Exercise description: Each line below must be set down exactly; omit any image you find.

Source excerpt:
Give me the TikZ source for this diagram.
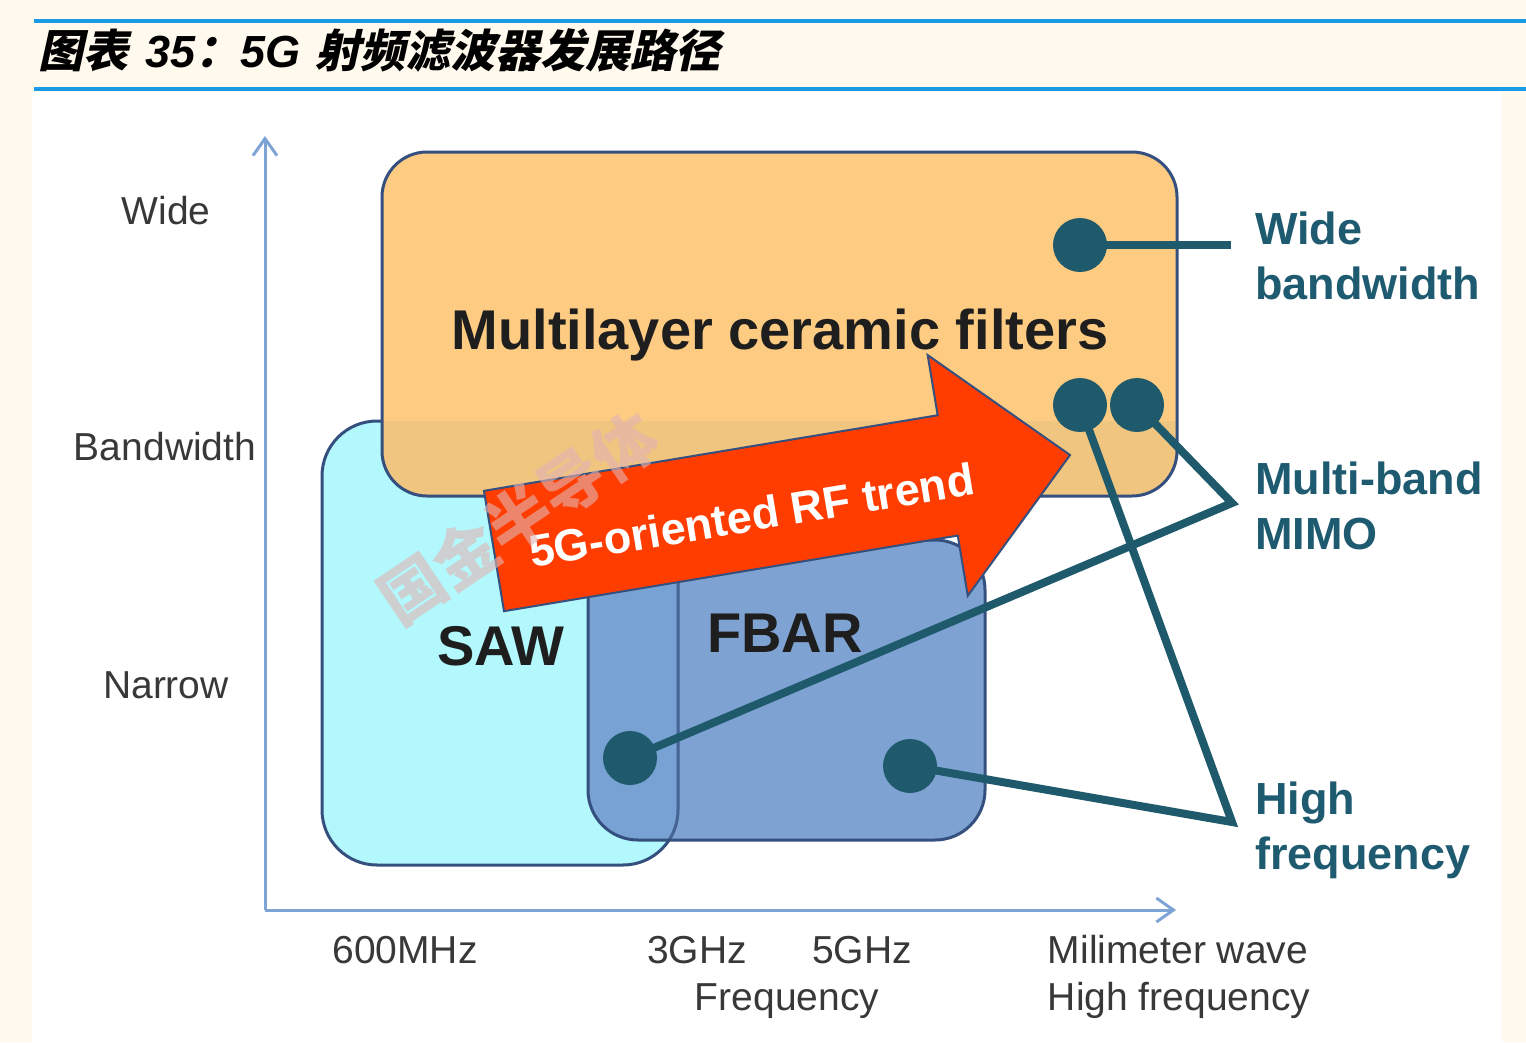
\documentclass[tikz,border=0pt]{standalone}
\usepackage{fontspec}
\setmainfont{Liberation Sans}
\newfontfamily\cjktitle[FakeSlant=0.22]{Noto Sans CJK SC}
\newfontfamily\cjkplain{Noto Sans CJK SC}
\usetikzlibrary{arrows.meta}
\definecolor{bgcream}{HTML}{FFF9EE}
\definecolor{titleblue}{HTML}{1A9BE6}
\definecolor{axisblue}{HTML}{7EA4D6}
\definecolor{ceramic}{HTML}{FDCB82}
\definecolor{ceramicband}{HTML}{F0C580}
\definecolor{sawcyan}{HTML}{B2F8FC}
\definecolor{fbarblue}{HTML}{7199CF}
\definecolor{boxborder}{HTML}{35507E}
\definecolor{arrowred}{HTML}{FF3D00}
\definecolor{dotteal}{HTML}{1E5A6B}
\definecolor{darktext}{HTML}{1E1E1E}
\definecolor{axisgray}{HTML}{383838}
\definecolor{sideteal}{HTML}{1F5B70}
\definecolor{wmcolor}{HTML}{E2B4B4}
\tikzset{
  boxline/.style={draw=boxborder, line width=3pt},
  link/.style={draw=dotteal, line width=8pt, line join=miter},
  dot/.style={circle, fill=dotteal, minimum size=54pt, inner sep=0pt},
  axislbl/.style={font=\fontsize{39}{47}\selectfont, text=axisgray, anchor=base, inner sep=0pt},
  sidelbl/.style={font=\fontsize{45}{55}\selectfont\bfseries, text=sideteal, anchor=base west, inner sep=0pt},
  biglbl/.style={font=\fontsize{56}{66}\selectfont\bfseries, text=darktext, anchor=base, inner sep=0pt},
  axisline/.style={draw=axisblue, line width=3pt, -{Straight Barb[length=17pt,width=24pt]}},
}
\begin{document}
\begin{tikzpicture}[x=1pt,y=-1pt]
\useasboundingbox (0,0) rectangle (1526,1042);
\fill[bgcream] (0,0) rectangle (1526,1042);
\fill[white] (32,92) rectangle (1502,1042);
% title lines
\draw[titleblue, line width=4pt] (34,21) -- (1526,21);
\draw[titleblue, line width=4pt] (34,89) -- (1526,89);
\node[anchor=base west, inner sep=0pt, font=\fontsize{45}{54}\selectfont] (title) at (38,67)
  {{\cjktitle\bfseries 图表}\hspace{17pt}{\bfseries\itshape 35}{\cjktitle\bfseries ：}{\bfseries\itshape 5G}\hspace{15pt}{\cjktitle\bfseries 射频滤波器发展路径}};
% axes
\coordinate (O) at (265,910);
\coordinate (ytop) at (265,136);
\coordinate (xend) at (1176,910);
\draw[axisline] (O) -- (ytop);
\draw[axisline] (O) -- (xend);
% SAW box
\path[fill=sawcyan, boxline, rounded corners=55pt] (322,421) rectangle (678,865);
% ceramic box
\fill[ceramic, rounded corners=45pt] (382,152) rectangle (1177,496);
\begin{scope}
  \clip[rounded corners=45pt] (382,152) rectangle (1177,496);
  \fill[ceramicband] (382,421) rectangle (1177,496);
\end{scope}
\draw[boxline, rounded corners=45pt] (382,152) rectangle (1177,496);
% FBAR box
\fill[fbarblue, fill opacity=0.9, rounded corners=50pt] (588,540) rectangle (985,840);
\begin{scope}
  \clip[rounded corners=50pt] (588,540) rectangle (985,840);
  \draw[boxline, draw opacity=0.7, rounded corners=55pt] (322,421) rectangle (678,865);
\end{scope}
\draw[boxline, rounded corners=50pt] (588,540) rectangle (985,840);
% big labels
\node[biglbl] (mlc) at (780,349) {Multilayer ceramic filters};
\node[biglbl] (saw) at (501,665) {SAW};
\node[biglbl] (fbar) at (785,652) {FBAR};
% trend arrow
\begin{scope}[shift={(494,551)}, rotate=9.46]
  \draw[draw=boxborder, line width=2pt, fill=arrowred, line join=miter]
    (0,-61) -- (460,-61) -- (460,-122) -- (584,0) -- (460,122) -- (460,61) -- (0,61) -- cycle;
  \node[anchor=base, rotate=9.46, inner sep=0pt, text=white, font=\fontsize{45}{54}\selectfont\bfseries] (trend) at (260,23) {5G-oriented RF trend};
\end{scope}
% watermark
\node[rotate=34, text=wmcolor, text opacity=0.6, font=\fontsize{64}{70}\selectfont\cjkplain\bfseries] (wm) at (518,518) {国金半导体};
% axis labels
\node[axislbl] (lwide) at (166,224) {Wide};
\node[axislbl] (lbw) at (165,460) {Bandwidth};
\node[axislbl] (lnarrow) at (166,698) {Narrow};
\node[axislbl] (l600) at (405,963) {600MHz};
\node[axislbl] (l3g) at (697,963) {3GHz};
\node[axislbl] (l5g) at (862,963) {5GHz};
\node[axislbl] (lfreq) at (787,1010) {Frequency};
\node[axislbl] (lmm) at (1178,963) {Milimeter wave};
\node[axislbl] (lhf) at (1179,1010) {High frequency};
% side labels
\node[sidelbl] (s1a) at (1255,244) {Wide};
\node[sidelbl] (s1b) at (1255,299) {bandwidth};
\node[sidelbl] (s2a) at (1255,494) {Multi-band};
\node[sidelbl] (s2b) at (1255,549) {MIMO};
\node[sidelbl] (s3a) at (1255,814) {High};
\node[sidelbl] (s3b) at (1255,869) {frequency};
% connector geometry
\coordinate (p1) at (1080,245);
\coordinate (p2) at (1080,405);
\coordinate (p3) at (1137,405);
\coordinate (p4) at (630,758);
\coordinate (p5) at (910,766);
\coordinate (cw) at (1231,245);
\coordinate (cm) at (1232,503);
\coordinate (ch) at (1232,822);
\draw[link] (p1) -- (cw);
\draw[link] (p3) -- (cm) -- (p4);
\draw[link] (p2) -- (ch) -- (p5);
\node[dot] (d1) at (p1) {};
\node[dot] (d2) at (p2) {};
\node[dot] (d3) at (p3) {};
\node[dot] (d4) at (p4) {};
\node[dot] (d5) at (p5) {};
\end{tikzpicture}
\end{document}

Answer below:
Give me the TikZ source for this diagram.
\documentclass[tikz,border=0pt]{standalone}
\usepackage{fontspec}
\setmainfont{Liberation Sans}
\newfontfamily\cjktitle[FakeSlant=0.22]{Noto Sans CJK SC}
\newfontfamily\cjkplain{Noto Sans CJK SC}
\usetikzlibrary{arrows.meta}
\definecolor{bgcream}{HTML}{FFF9EE}
\definecolor{titleblue}{HTML}{1A9BE6}
\definecolor{axisblue}{HTML}{7EA4D6}
\definecolor{ceramic}{HTML}{FDCB82}
\definecolor{ceramicband}{HTML}{F0C580}
\definecolor{sawcyan}{HTML}{B2F8FC}
\definecolor{fbarblue}{HTML}{7199CF}
\definecolor{boxborder}{HTML}{35507E}
\definecolor{arrowred}{HTML}{FF3D00}
\definecolor{dotteal}{HTML}{1E5A6B}
\definecolor{darktext}{HTML}{1E1E1E}
\definecolor{axisgray}{HTML}{383838}
\definecolor{sideteal}{HTML}{1F5B70}
\definecolor{wmcolor}{HTML}{E2B4B4}
\tikzset{
  boxline/.style={draw=boxborder, line width=3pt},
  link/.style={draw=dotteal, line width=8pt, line join=miter},
  dot/.style={circle, fill=dotteal, minimum size=54pt, inner sep=0pt},
  axislbl/.style={font=\fontsize{39}{47}\selectfont, text=axisgray, anchor=base, inner sep=0pt},
  sidelbl/.style={font=\fontsize{45}{55}\selectfont\bfseries, text=sideteal, anchor=base west, inner sep=0pt},
  biglbl/.style={font=\fontsize{56}{66}\selectfont\bfseries, text=darktext, anchor=base, inner sep=0pt},
  axisline/.style={draw=axisblue, line width=3pt, -{Straight Barb[length=17pt,width=24pt]}},
}
\begin{document}
\begin{tikzpicture}[x=1pt,y=-1pt]
\useasboundingbox (0,0) rectangle (1526,1042);
\fill[bgcream] (0,0) rectangle (1526,1042);
\fill[white] (32,92) rectangle (1502,1042);
% title lines
\draw[titleblue, line width=4pt] (34,21) -- (1526,21);
\draw[titleblue, line width=4pt] (34,89) -- (1526,89);
\node[anchor=base west, inner sep=0pt, font=\fontsize{45}{54}\selectfont] (title) at (38,67)
  {{\cjktitle\bfseries 图表}\hspace{17pt}{\bfseries\itshape 35}{\cjktitle\bfseries ：}{\bfseries\itshape 5G}\hspace{15pt}{\cjktitle\bfseries 射频滤波器发展路径}};
% axes
\coordinate (O) at (265,910);
\coordinate (ytop) at (265,136);
\coordinate (xend) at (1176,910);
\draw[axisline] (O) -- (ytop);
\draw[axisline] (O) -- (xend);
% SAW box
\path[fill=sawcyan, boxline, rounded corners=55pt] (322,421) rectangle (678,865);
% ceramic box
\fill[ceramic, rounded corners=45pt] (382,152) rectangle (1177,496);
\begin{scope}
  \clip[rounded corners=45pt] (382,152) rectangle (1177,496);
  \fill[ceramicband] (382,421) rectangle (1177,496);
\end{scope}
\draw[boxline, rounded corners=45pt] (382,152) rectangle (1177,496);
% FBAR box
\fill[fbarblue, fill opacity=0.9, rounded corners=50pt] (588,540) rectangle (985,840);
\begin{scope}
  \clip[rounded corners=50pt] (588,540) rectangle (985,840);
  \draw[boxline, draw opacity=0.7, rounded corners=55pt] (322,421) rectangle (678,865);
\end{scope}
\draw[boxline, rounded corners=50pt] (588,540) rectangle (985,840);
% big labels
\node[biglbl] (mlc) at (780,349) {Multilayer ceramic filters};
\node[biglbl] (saw) at (501,665) {SAW};
\node[biglbl] (fbar) at (785,652) {FBAR};
% trend arrow
\begin{scope}[shift={(494,551)}, rotate=9.46]
  \draw[draw=boxborder, line width=2pt, fill=arrowred, line join=miter]
    (0,-61) -- (460,-61) -- (460,-122) -- (584,0) -- (460,122) -- (460,61) -- (0,61) -- cycle;
  \node[anchor=base, rotate=9.46, inner sep=0pt, text=white, font=\fontsize{45}{54}\selectfont\bfseries] (trend) at (260,23) {5G-oriented RF trend};
\end{scope}
% watermark
\node[rotate=34, text=wmcolor, text opacity=0.6, font=\fontsize{64}{70}\selectfont\cjkplain\bfseries] (wm) at (518,518) {国金半导体};
% axis labels
\node[axislbl] (lwide) at (166,224) {Wide};
\node[axislbl] (lbw) at (165,460) {Bandwidth};
\node[axislbl] (lnarrow) at (166,698) {Narrow};
\node[axislbl] (l600) at (405,963) {600MHz};
\node[axislbl] (l3g) at (697,963) {3GHz};
\node[axislbl] (l5g) at (862,963) {5GHz};
\node[axislbl] (lfreq) at (787,1010) {Frequency};
\node[axislbl] (lmm) at (1178,963) {Milimeter wave};
\node[axislbl] (lhf) at (1179,1010) {High frequency};
% side labels
\node[sidelbl] (s1a) at (1255,244) {Wide};
\node[sidelbl] (s1b) at (1255,299) {bandwidth};
\node[sidelbl] (s2a) at (1255,494) {Multi-band};
\node[sidelbl] (s2b) at (1255,549) {MIMO};
\node[sidelbl] (s3a) at (1255,814) {High};
\node[sidelbl] (s3b) at (1255,869) {frequency};
% connector geometry
\coordinate (p1) at (1080,245);
\coordinate (p2) at (1080,405);
\coordinate (p3) at (1137,405);
\coordinate (p4) at (630,758);
\coordinate (p5) at (910,766);
\coordinate (cw) at (1231,245);
\coordinate (cm) at (1232,503);
\coordinate (ch) at (1232,822);
\draw[link] (p1) -- (cw);
\draw[link] (p3) -- (cm) -- (p4);
\draw[link] (p2) -- (ch) -- (p5);
\node[dot] (d1) at (p1) {};
\node[dot] (d2) at (p2) {};
\node[dot] (d3) at (p3) {};
\node[dot] (d4) at (p4) {};
\node[dot] (d5) at (p5) {};
\end{tikzpicture}
\end{document}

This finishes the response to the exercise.